--- START ---
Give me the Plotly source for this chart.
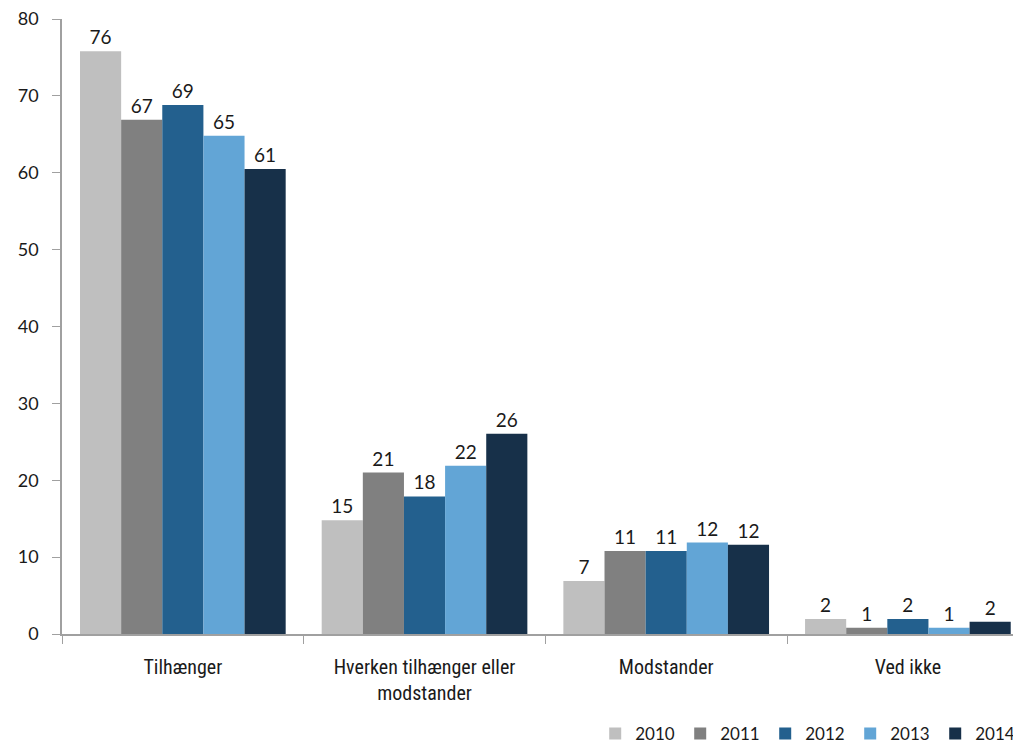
import plotly.graph_objects as go

kategorier = ['Tilhænger', 'Hverken tilhænger eller<br>modstander', 'Modstander', 'Ved ikke']
aar = ['2010', '2011', '2012', '2013', '2014']

# bar heights and the rounded labels shown
v2010 = [75.8, 14.8, 6.9, 1.95]
v2011 = [66.9, 21.0, 10.8, 0.8]
v2012 = [68.8, 17.9, 10.8, 1.95]
v2013 = [64.8, 21.9, 11.9, 0.8]
v2014 = [60.5, 26.05, 11.6, 1.6]

l2010 = ['76', '15', '7', '2']
l2011 = ['67', '21', '11', '1']
l2012 = ['69', '18', '11', '2']
l2013 = ['65', '22', '12', '1']
l2014 = ['61', '26', '12', '2']

farver = ['#BFBFBF', '#808080', '#23608E', '#62A5D6', '#173049']

serier = [v2010, v2011, v2012, v2013, v2014]
labels = [l2010, l2011, l2012, l2013, l2014]

fig = go.Figure()
for i, navn in enumerate(aar):
    fig.add_trace(go.Bar(
        x=kategorier,
        y=serier[i],
        name=navn,
        marker_color=farver[i],
        marker_line_width=0,
        text=labels[i],
        textposition='outside',
        textfont=dict(size=19, color='#1a1a1a', family='Lato, sans-serif'),
        cliponaxis=False,
    ))

# page body has an 8px margin, so the figure is sized to fit inside it
fig.update_layout(
    width=1013, height=744,
    barmode='group',
    bargap=0.149,
    bargroupgap=0,
    plot_bgcolor='white',
    paper_bgcolor='white',
    margin=dict(l=54, r=0, t=11, b=118),
    font=dict(family='Lato, sans-serif', color='#1a1a1a'),
    showlegend=True,
    legend=dict(
        orientation='h',
        x=0.556, xanchor='left',
        y=-0.192, yanchor='bottom',
        font=dict(size=17, family='Lato, sans-serif'),
        entrywidth=40, entrywidthmode='pixels',
        traceorder='normal',
        itemwidth=30,
    ),
    xaxis=dict(
        range=[-0.5, 3.468],
        showline=True, linecolor='#A0A0A0', linewidth=1.5,
        ticks='outside', tickson='boundaries', ticklen=8, tickcolor='#A0A0A0',
        tickfont=dict(size=20, family='Roboto Condensed, Liberation Sans Narrow, Roboto, sans-serif', color='#1a1a1a'),
        ticklabelstandoff=14,
        showgrid=False,
        automargin=False,
    ),
    yaxis=dict(
        range=[0, 80],
        dtick=10,
        showline=True, linecolor='#A0A0A0', linewidth=1.5,
        ticks='outside', ticklen=8, tickcolor='#A0A0A0',
        tickfont=dict(size=18, family='Lato, sans-serif', color='#1a1a1a'),
        ticklabelstandoff=10,
        ticklabeloverflow='allow',
        showgrid=False, zeroline=False,
        automargin=False,
    ),
)

fig.write_html('out.html')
--- END ---
**Written instruction:** Without any pictures, reproduce the lines from the first one in the material through the line that has "v2014 = [60.5, 26.05, 11.6, 1.6]", exactly as they appear.

**Expected answer:**
Give me the Plotly source for this chart.
import plotly.graph_objects as go

kategorier = ['Tilhænger', 'Hverken tilhænger eller<br>modstander', 'Modstander', 'Ved ikke']
aar = ['2010', '2011', '2012', '2013', '2014']

# bar heights and the rounded labels shown
v2010 = [75.8, 14.8, 6.9, 1.95]
v2011 = [66.9, 21.0, 10.8, 0.8]
v2012 = [68.8, 17.9, 10.8, 1.95]
v2013 = [64.8, 21.9, 11.9, 0.8]
v2014 = [60.5, 26.05, 11.6, 1.6]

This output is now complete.